Season 3 trailer: Father is well

My church sends out these email messages when someone has a baby. Always the same format: The name of the couple, had a baby boy/girl, and the weight of the baby. The email always ends the same way: “Baby, Mother, and Father are doing well, you can call them at this number to extend your congratulations.”

I read the messages every time, but I never call the people. Because I am waiting. I am waiting for the day the end of the message will only say, “Baby and mother are doing well.”

Then, I will call. “Pastor, what happened?”
And he will say, “Ah! Let me tell you. Brother Tony was in the hospital o, he was supposed to watch the birth. But as soon as he saw the head of the baby crowning, his eyes rolled into the back of his head and he collapsed. He hit his head on the edge of the delivery table then passed out. Ten stitches and he is still unconscious. Please extend your prayers to him.”

Bus tales: Of mice and men

One weekday morning on a danfo, a young man with funny pointy ears was sitting in the row of seats behind the driver. He had long skinny arms, and looking at him, you assumed his voice would be high pitched, mostly because of his ears. He sat at the end next to the window.

There was another man sitting next to him. This other man was built like a bus stop tout. He was stout with a thick neck and stubby fingers that were blackened at the ends, as if he had been digging earth using his hands as a shovel. In spite of his grubby fingers, he had a neat haircut, a clean shaved head and well-defined goatee and the kicker was that he was wearing a suit.
The bus was heading towards Lekki when it started to drizzle. The light rain faded in and out. It went on for a long time in that undefined weather space between raining and not. The wipers of the bus were off and you couldn’t see any water drops hitting the window, but if you stared into the distance you would see the precipitation making the morning misty.

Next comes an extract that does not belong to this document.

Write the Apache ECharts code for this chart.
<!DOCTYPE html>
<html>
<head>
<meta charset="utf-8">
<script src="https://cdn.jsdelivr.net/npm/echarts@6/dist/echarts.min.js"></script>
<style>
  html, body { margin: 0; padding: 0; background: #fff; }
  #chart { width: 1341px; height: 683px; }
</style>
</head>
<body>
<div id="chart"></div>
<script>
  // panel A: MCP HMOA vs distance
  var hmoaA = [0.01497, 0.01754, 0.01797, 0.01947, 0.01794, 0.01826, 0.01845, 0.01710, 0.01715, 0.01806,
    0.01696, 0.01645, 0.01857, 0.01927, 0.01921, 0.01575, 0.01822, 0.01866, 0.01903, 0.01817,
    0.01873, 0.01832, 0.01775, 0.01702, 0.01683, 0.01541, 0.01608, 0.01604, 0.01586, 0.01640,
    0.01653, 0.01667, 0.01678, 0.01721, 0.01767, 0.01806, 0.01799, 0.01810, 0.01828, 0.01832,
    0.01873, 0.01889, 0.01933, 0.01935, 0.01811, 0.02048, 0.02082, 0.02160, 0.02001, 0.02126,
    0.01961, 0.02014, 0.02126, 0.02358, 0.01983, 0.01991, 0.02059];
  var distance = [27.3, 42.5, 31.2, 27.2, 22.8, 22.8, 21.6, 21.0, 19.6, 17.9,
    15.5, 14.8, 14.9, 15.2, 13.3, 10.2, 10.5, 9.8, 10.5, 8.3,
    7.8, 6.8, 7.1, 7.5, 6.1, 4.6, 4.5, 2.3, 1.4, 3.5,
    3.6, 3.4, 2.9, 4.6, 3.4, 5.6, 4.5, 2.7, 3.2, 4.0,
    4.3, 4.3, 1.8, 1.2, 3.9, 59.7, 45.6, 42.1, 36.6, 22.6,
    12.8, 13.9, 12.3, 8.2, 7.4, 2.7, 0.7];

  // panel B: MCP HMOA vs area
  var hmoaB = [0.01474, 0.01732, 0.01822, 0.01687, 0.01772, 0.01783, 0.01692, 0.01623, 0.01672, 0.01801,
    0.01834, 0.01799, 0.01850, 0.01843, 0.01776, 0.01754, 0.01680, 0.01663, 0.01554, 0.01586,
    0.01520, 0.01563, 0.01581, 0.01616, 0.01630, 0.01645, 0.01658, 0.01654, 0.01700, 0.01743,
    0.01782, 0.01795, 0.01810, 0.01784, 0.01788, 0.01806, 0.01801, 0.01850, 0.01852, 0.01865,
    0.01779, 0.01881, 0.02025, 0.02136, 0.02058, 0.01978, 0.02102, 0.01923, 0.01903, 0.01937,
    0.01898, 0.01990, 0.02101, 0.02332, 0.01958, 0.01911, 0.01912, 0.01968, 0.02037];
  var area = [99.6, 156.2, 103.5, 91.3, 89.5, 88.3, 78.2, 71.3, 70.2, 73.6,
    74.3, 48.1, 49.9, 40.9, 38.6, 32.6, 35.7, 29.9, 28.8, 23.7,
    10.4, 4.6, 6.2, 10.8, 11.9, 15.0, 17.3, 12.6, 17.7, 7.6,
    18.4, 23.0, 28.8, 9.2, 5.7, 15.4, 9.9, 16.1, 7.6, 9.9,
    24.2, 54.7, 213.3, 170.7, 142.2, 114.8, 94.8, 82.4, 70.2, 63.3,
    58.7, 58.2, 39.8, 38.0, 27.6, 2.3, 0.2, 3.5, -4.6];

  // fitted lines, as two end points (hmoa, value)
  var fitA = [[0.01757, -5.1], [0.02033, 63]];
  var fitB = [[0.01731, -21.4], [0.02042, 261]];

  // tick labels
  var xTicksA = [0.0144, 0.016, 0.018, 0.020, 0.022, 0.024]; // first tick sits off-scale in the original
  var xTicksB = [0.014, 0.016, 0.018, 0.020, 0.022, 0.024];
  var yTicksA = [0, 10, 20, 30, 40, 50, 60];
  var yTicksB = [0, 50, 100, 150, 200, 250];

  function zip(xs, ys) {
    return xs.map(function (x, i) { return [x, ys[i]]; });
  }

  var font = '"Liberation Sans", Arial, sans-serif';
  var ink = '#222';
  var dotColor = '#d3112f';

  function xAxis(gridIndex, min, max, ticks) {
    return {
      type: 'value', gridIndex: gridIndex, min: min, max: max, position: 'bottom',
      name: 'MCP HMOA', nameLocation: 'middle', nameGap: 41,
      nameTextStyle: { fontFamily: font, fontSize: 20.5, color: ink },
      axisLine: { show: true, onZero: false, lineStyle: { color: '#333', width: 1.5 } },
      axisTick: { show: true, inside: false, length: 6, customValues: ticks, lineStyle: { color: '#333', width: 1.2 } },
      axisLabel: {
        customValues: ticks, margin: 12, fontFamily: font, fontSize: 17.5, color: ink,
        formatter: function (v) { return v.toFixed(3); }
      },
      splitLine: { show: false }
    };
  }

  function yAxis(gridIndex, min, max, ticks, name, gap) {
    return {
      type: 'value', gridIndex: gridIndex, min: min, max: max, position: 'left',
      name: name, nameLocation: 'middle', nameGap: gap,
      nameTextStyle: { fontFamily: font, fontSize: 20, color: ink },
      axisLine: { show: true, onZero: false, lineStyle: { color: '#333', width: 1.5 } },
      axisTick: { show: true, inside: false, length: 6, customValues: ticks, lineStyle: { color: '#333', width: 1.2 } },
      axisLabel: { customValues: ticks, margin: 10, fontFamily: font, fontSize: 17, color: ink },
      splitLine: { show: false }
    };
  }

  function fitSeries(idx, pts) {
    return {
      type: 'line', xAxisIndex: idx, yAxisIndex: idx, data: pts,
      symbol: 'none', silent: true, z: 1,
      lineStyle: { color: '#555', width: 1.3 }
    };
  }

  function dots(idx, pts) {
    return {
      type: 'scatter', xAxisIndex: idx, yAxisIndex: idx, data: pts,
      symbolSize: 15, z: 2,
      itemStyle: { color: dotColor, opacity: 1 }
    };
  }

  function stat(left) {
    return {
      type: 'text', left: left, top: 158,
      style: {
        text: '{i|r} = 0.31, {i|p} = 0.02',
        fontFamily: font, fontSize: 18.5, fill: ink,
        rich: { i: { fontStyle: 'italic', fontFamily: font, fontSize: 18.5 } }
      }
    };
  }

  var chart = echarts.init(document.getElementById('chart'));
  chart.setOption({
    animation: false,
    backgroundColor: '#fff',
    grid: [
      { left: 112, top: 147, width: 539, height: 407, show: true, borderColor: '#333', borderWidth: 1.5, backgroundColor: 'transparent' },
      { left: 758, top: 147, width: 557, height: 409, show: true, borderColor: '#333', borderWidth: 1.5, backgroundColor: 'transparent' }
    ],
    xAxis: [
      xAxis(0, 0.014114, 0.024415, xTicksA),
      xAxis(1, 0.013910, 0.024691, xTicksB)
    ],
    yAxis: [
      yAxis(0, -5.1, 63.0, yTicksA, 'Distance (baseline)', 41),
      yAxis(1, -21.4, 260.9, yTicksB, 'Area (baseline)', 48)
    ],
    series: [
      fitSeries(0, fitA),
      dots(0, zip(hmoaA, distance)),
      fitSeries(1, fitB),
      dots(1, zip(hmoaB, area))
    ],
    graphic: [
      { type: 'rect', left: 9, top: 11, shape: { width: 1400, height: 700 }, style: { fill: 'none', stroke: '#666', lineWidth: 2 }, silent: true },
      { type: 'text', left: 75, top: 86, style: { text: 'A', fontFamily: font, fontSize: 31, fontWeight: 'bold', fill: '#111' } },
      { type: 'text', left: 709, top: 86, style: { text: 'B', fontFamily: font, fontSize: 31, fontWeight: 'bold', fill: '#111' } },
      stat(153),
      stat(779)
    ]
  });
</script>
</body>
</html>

After getting some dampness in his face, Pointy Ears struggled with his window and jiggled it shut.

The bus moved about half the distance to the next bus stop then it got caught in traffic. Everyone on the bus moaned. Without the forward motion, it got hot on the bus. Grubby Fingers, in his suit, reached past Ears and pulled the window open. The breeze blew in. The bus inched forward in the traffic jam.

Invisible rain droplets pelted Pointy Ears and his ears, he pushed the window closed.
Grubby Fingers reached over again and opened the window. Pointy Ears spoke, and yes, his voice was high pitched. “Why na? Can’t you see the rain is beating me?”

He closed the window.

Grubby Fingers glared at him, stretched his hand and opened the window.

Pointy Ears shut it.

Grubby said, “I am warning you. If you touch this window again…” He left the threat dangling as he opened the window.

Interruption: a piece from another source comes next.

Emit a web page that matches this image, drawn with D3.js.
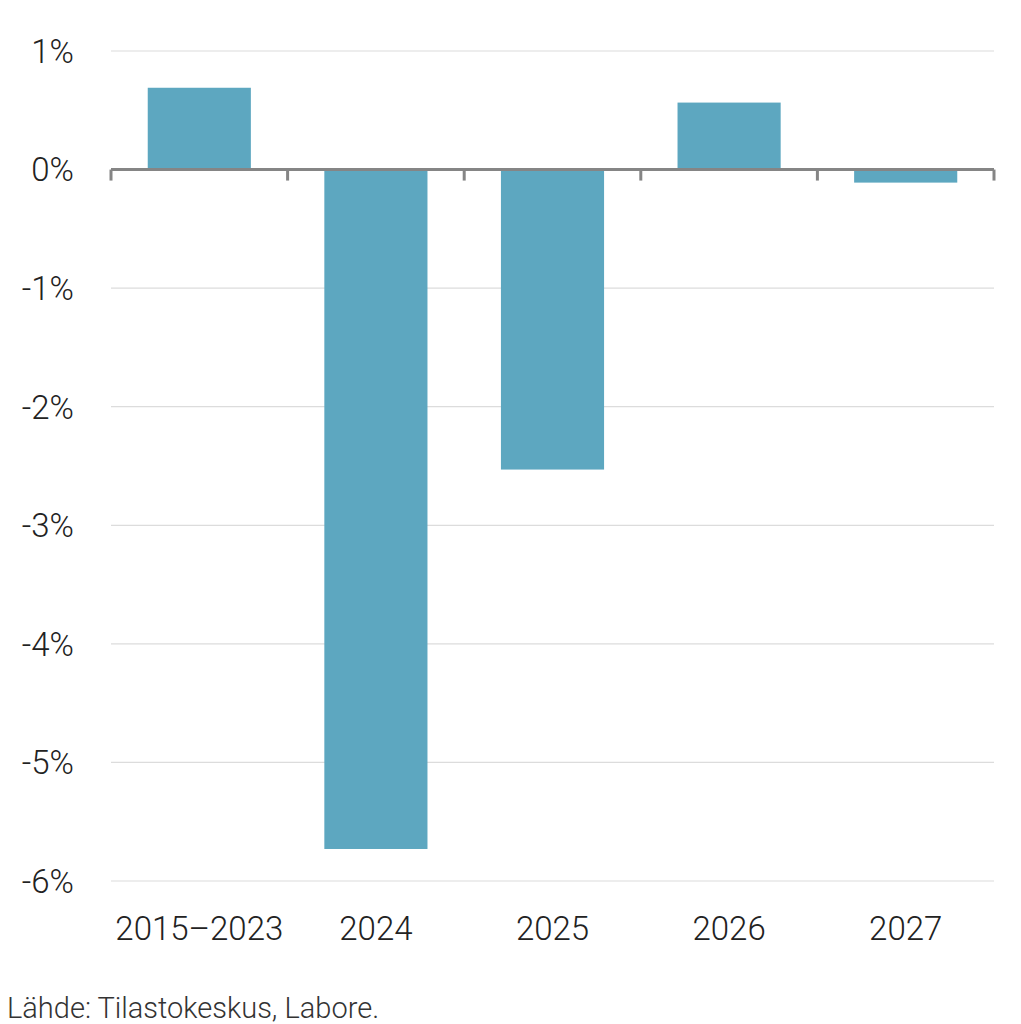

The passengers were glad to get some air.  Nobody was sure if it was raining or not.
“No,” Pointy Ears said in his squeaky voice, “No, I am the one sitting by the window.” He made a move towards the window. Grubby Fingers grabbed his hand. They tussled.

In their seats, grunting, they locked hands in a tug-of-war. Pointy Ears was losing, his hand was being edged away from the window. He gave up. He tried to stand in the confined bus. Panting, he said, “If you want open window, why don’t you sit next to it?” Grubby Fingers slid past him and took up the seat by the window. Pointy Ears moved into the second seat. His chest was still heaving from the exertion.

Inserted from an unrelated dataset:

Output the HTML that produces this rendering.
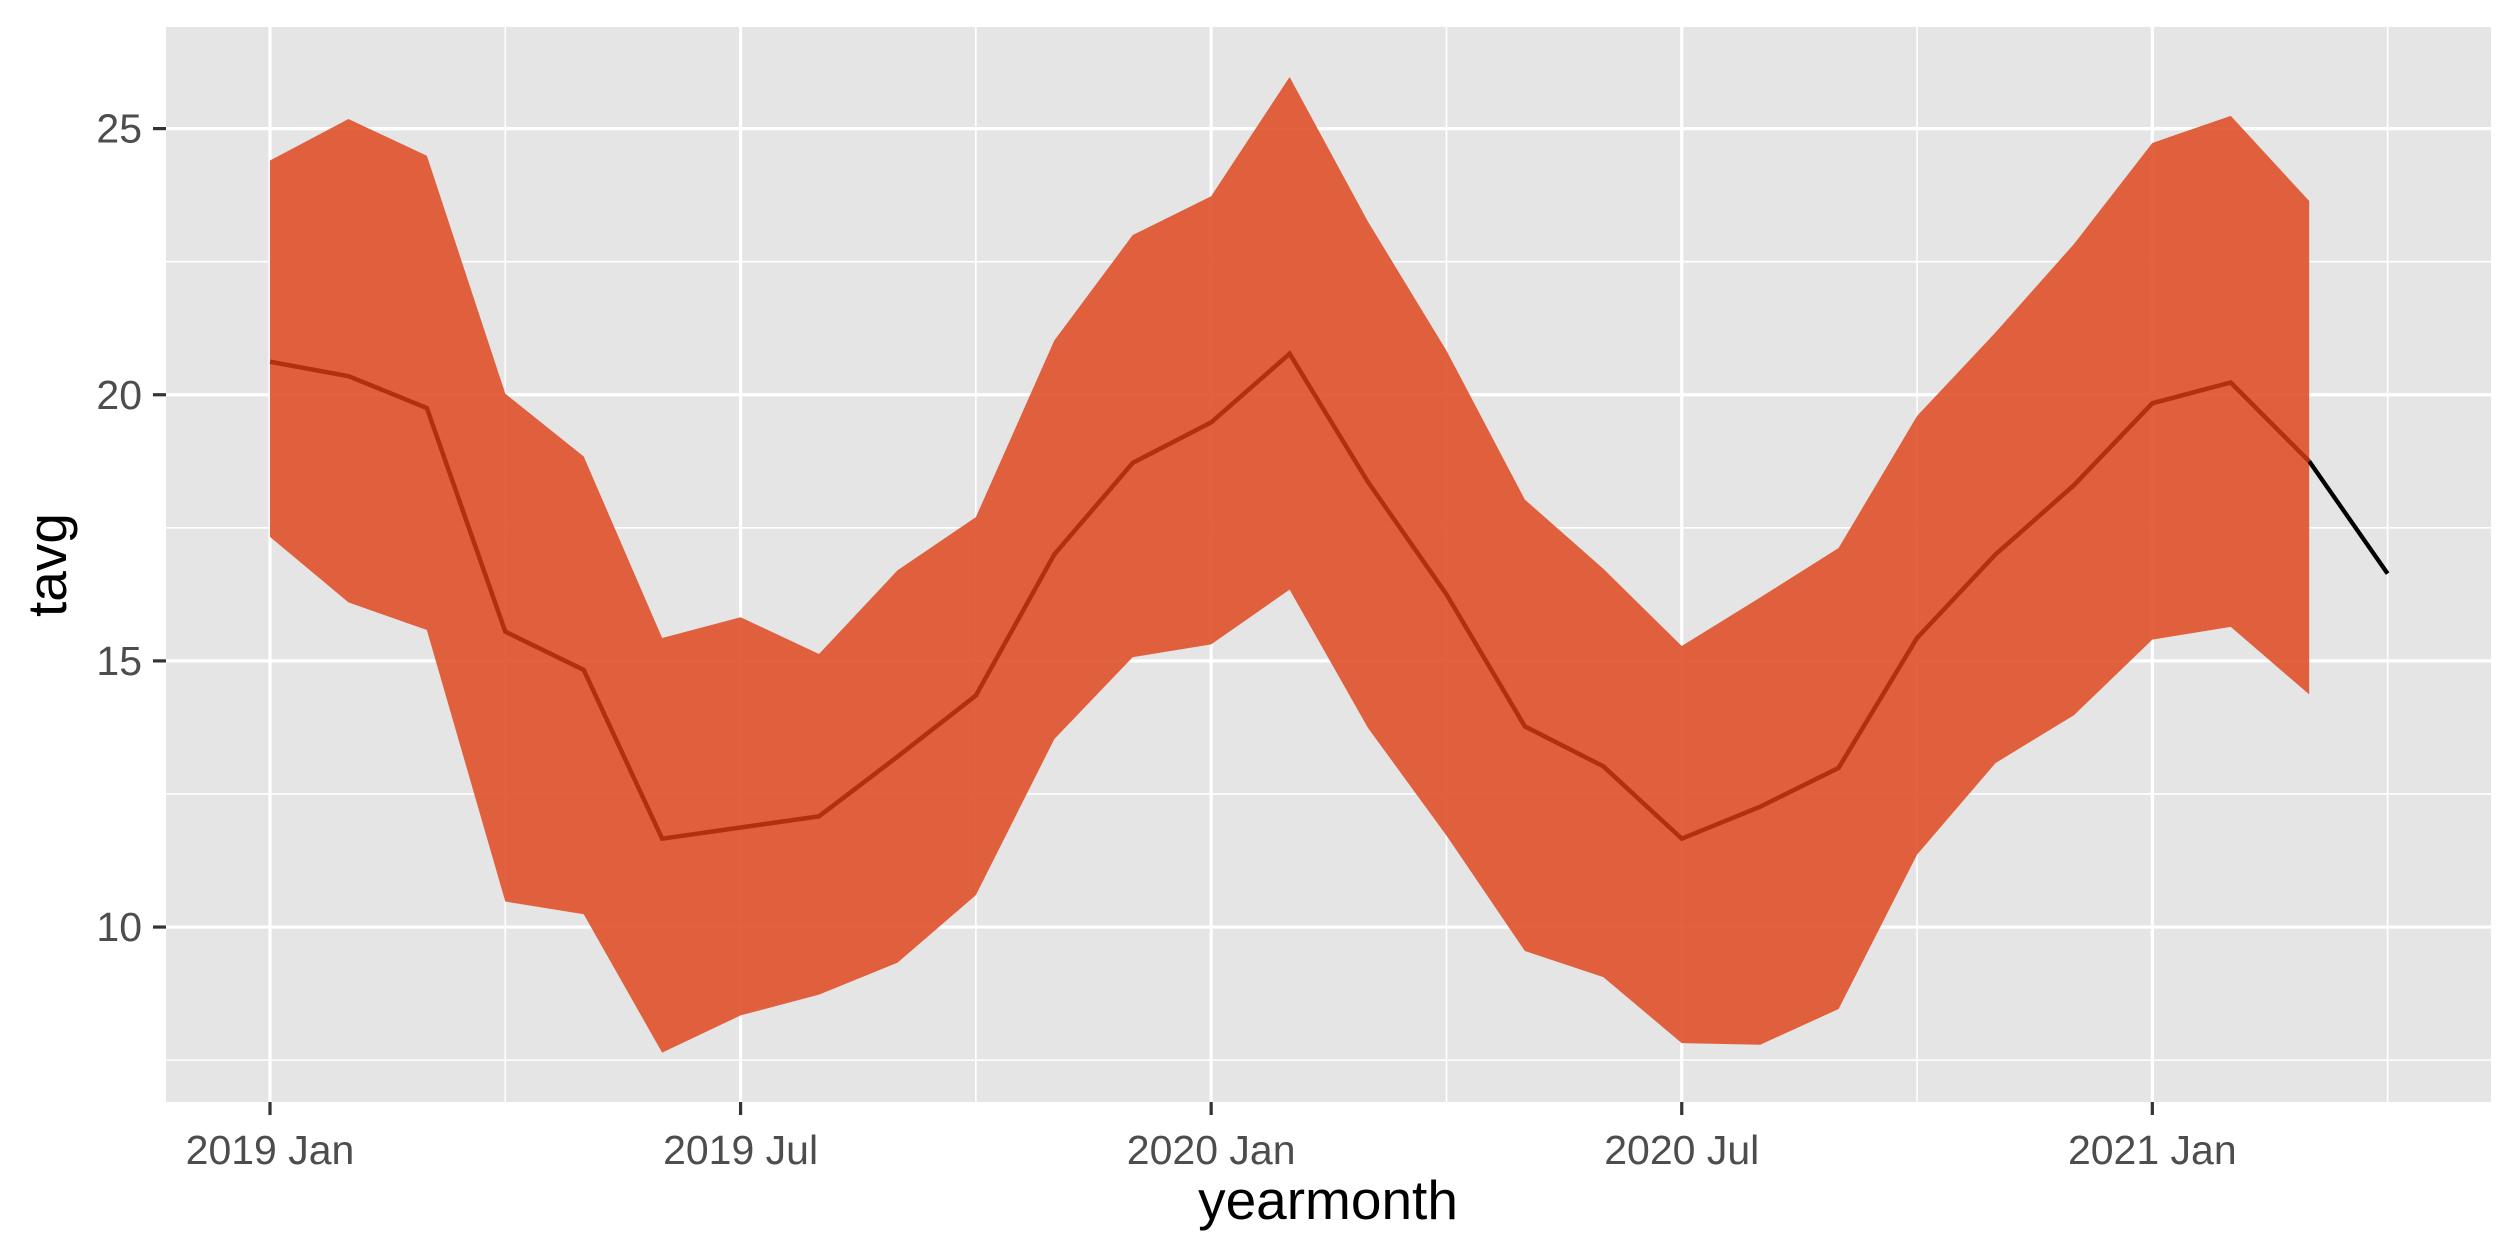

The bus was full. The bus was quiet. The fight had been contained to that spot. Some passengers were looking at their phones, others were staring straight ahead ignoring the fight.
Past the Jakande roundabout, the traffic cleared. Now the rain was heavier. It drummed on the roof of the bus. The driver accelerated. The speed blew the water in through the open window. It was undeniable. The driver turned on the windshield wipers.

Over by the window, Grubby Fingers sat stone-faced, ignoring the change. Raindrops ran down his face, pooled in his beard and dripped onto his suit. The rain dowsed him. It blew into his eyes, blocked his nose so he had to part his lips to breathe. But he hung in there, with the window open, like every man before him, trapped by his words and his ego.

The Curious Death of Baba Sola

My mother’s cousin died last month and relatives called from the village to tell her.
But the phone connection was so bad, she couldn’t hear them, so when they said he died of cancer, my mother, standing by the window for better reception, said, “What? Tanker ke? Ni bo?”

The person on the end of the line replied, “At home.”

My mother hung up and put her hand over her mouth.

She said, “Baba Sola ti ku o. A tanker ran into his house and killed him.”

What struck me later, after it was cleared up, wasn’t her mistake but that for her, both options seemed equally likely. That here, between tanker and cancer, one did not seem more farfetched than the other.

Missed Connections

Me: Waiting on queue at the 4th roundabout Oando in a silver Camry after sleeping overnight in the car.
You: Fine girl, trying to give me eye so I can let you chance me.

I hope you understand why I didn’t allow you enter.
But I thought we had a deeper connection, both of us hustling together in this soup called Lagos.
If you felt it too, holla at your boy.
The name is Derek.

PS: I have petrol so Am willing to drive to you.